One of the major trends for the next decade in direct materials procurement, will be that reverse auction usage will increase for laggard companies that trail the market in overall sourcing performance. Although electronic negotiation formats are here to stay, but on an increasing basis, leading manufacturers are beginning to factor a total cost understanding into sourcing strategies that consider not only their idealized specifications, but also variability in supplier offers based on specific advantages amongst competitive vendors and potentially lower tier suppliers. This is leading to what we sometimes describe as a new type of “information asymmetry” in sourcing processes. Organizations that have better information than any other party in the supply chain based on several data points gathered both in the upfront sourcing process plus the ongoing lifecycle and contract management areas stand to thrive. For example, this might allow a procurement organization to spot that a supplier has mispriced the value of a contract that locks in raw material prices for six months (versus their offer for three or 12 months).

Enabling this new type of data gathering and decision support capabilities are a range of underlying technologies, including commodity management tools that help analyze and price raw material risk and variability.
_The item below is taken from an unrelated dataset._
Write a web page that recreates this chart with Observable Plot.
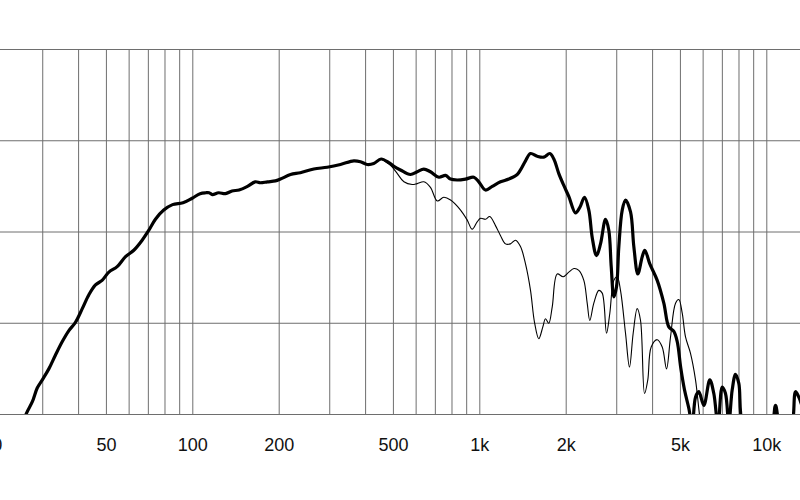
<!DOCTYPE html>
<html><head><meta charset="utf-8">
<script src="https://cdn.jsdelivr.net/npm/d3@7"></script>
<script src="https://cdn.jsdelivr.net/npm/@observablehq/plot@0.6"></script>
<style>body{margin:0;background:#fff;overflow:hidden}</style>
</head><body><div id="chart"></div>
<script>
// Frequency response (Hz, dB SPL)
const thickFreq = [25.1,26.3,27.6,28.7,29.9,31.5,33.2,35.1,37.0,39.0,41.2,43.4,45.8,48.3,51.0,54.5,58.3,62.3,66.6,70.3,74.1,79.2,85.0,92.4,99.5,106,111,114,117,123,130,137,145,155,165,172,182,194,202,219,237,264,294,327,364,384,405,427,453,482,502,529,573,605,638,673,720,760,791,834,892,953,992,1047,1105,1181,1262,1350,1386,1443,1502,1585,1671,1754,1811,1885,1962,2042,2155,2231,2316,2398,2464,2551,2634,2742,2815,2870,2931,2995,3051,3135,3219,3351,3441,3553,3681,3758,3912,4151,4377,4556,4743,4873,5015,5167,5348,5497,5644,5796,6033,6330,6537,6761,6992,7179,7371,7576,7780,7989,8264,9206,10385,10723,11073,11620,12240,12589,12927,13320,14200];
const thickDb = [58.3,60.1,61.4,62.9,63.8,65.0,66.5,68.0,69.2,70.1,71.6,73.1,74.2,74.7,75.6,76.2,77.3,78.0,79.1,80.2,81.4,82.4,83.0,83.2,83.7,84.2,84.3,84.3,84.1,84.3,84.2,84.5,84.6,85.0,85.5,85.4,85.5,85.6,85.8,86.3,86.5,86.9,87.1,87.4,87.8,87.7,87.4,87.5,88.0,87.6,87.2,86.8,86.3,86.6,86.9,86.6,86.0,86.2,85.8,85.7,85.8,86.0,85.5,84.6,85.0,85.5,85.8,86.3,86.8,87.8,88.6,88.3,88.2,88.6,88.0,86.4,85.1,83.9,82.1,82.7,83.8,82.4,79.4,77.4,78.7,81.4,80.2,76.2,72.9,74.0,78.4,82.4,83.5,82.2,78.4,75.4,77.3,78.0,76.5,74.7,72.2,69.6,69.1,68.0,65.1,62.7,60.7,58.8,61.9,62.5,61.0,63.8,62.3,58.8,63.0,62.3,59.0,62.7,64.4,63.4,58.8,57.2,58.8,61.0,58.8,57.7,58.8,62.5,61.9,60.8,58.8];
const thinFreq = [453,489,516,544,581,605,638,673,711,749,791,857,904,941,979,1006,1047,1083,1134,1181,1229,1279,1332,1386,1443,1502,1551,1605,1658,1694,1739,1788,1861,1952,2042,2129,2213,2304,2367,2417,2496,2598,2670,2764,2838,2931,3011,3092,3219,3323,3423,3535,3631,3750,3849,3955,4151,4321,4473,4619,4808,4937,5073,5209,5422,5644,5843,6018];
const thinDb = [88.0,87.3,86.4,85.5,85.2,85.3,85.5,84.9,83.4,83.8,83.5,82.4,81.3,80.3,81.1,81.5,81.4,81.7,80.7,79.6,78.7,78.7,79.1,78.4,76.5,73.6,70.1,68.3,69.6,70.5,70.0,71.8,75.4,75.1,75.6,76.0,75.8,74.7,72.2,70.3,72.2,73.6,73.3,68.9,71.1,74.7,75.1,73.6,68.9,65.2,68.9,71.6,70.3,62.3,63.8,67.4,68.2,67.4,65.0,68.5,72.2,72.6,71.1,68.5,66.7,63.8,59.7,57.2];

const gridFreqs = [20,30,40,50,60,70,80,90,100,200,300,400,500,600,700,800,900,1000,2000,3000,4000,5000,6000,7000,8000,9000,10000,20000];
const levels = [60,70,80,90,100];
const tickValues = [20,50,100,200,500,1000,2000,5000,10000];
const tickLabels = ["20","50","100","200","500","1k","2k","5k","10k"];

const thick = thickFreq.map((f, i) => ({f, db: thickDb[i]}));
const thin = thinFreq.map((f, i) => ({f, db: thinDb[i]}));

const chart = Plot.plot({
  width: 800,
  height: 500,
  marginTop: 49,
  marginBottom: 86,
  marginLeft: 0,
  marginRight: 0,
  style: {fontFamily: "'Liberation Sans', Arial, sans-serif", background: "#fff"},
  x: {type: "log", domain: [20, 20000], range: [-8.3, 852.7], axis: null},
  y: {domain: [60, 100], axis: null},
  marks: [
    Plot.ruleY(levels, {stroke: "#6e6e6e", strokeWidth: 1}),
    Plot.ruleX(gridFreqs, {stroke: "#6e6e6e", strokeWidth: 1}),
    Plot.line(thin, {x: "f", y: "db", stroke: "#000", strokeWidth: 1.1, curve: "catmull-rom", clip: true}),
    Plot.line(thick, {x: "f", y: "db", stroke: "#000", strokeWidth: 3.2, curve: "catmull-rom", clip: true, strokeLinejoin: "round"}),
    Plot.text(tickValues, {x: d => d, frameAnchor: "bottom", dy: 31, lineAnchor: "middle",
      text: (d, i) => tickLabels[i], fontSize: 18, fill: "#111"})
  ]
});
document.getElementById("chart").appendChild(chart);
</script>
</body></html>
But sourcing optimization (also known as “advanced sourcing”) capabilities are just as important, enabling:

  • A fluid RFI/RFP process
  • More flexible data collection
  • Supplier creativity/alternative specifications/alternative proposals
  • The ability to fully explore – not just weight – all price and non-price factors in a tender
  • Creation and application of constraints
  • Ability to run scenarios based on constraints and present a menu of outcomes for stakeholders to consider

If we extend the implication of this approach for commodity markets, for example, optimization can allow us to explore different commodity scenarios (e.g., who buys, from whom, how much, when, from what geographies/plants, on what terms?) It can also enable us to discover unforeseen potential advantages/disadvantages of specific suppliers, understand the cost of trade-offs (e.g., split of business to reduce the chance of a supply disruption in specific geographies) and generally engage on a more collaborative basis of working with supply chain partners.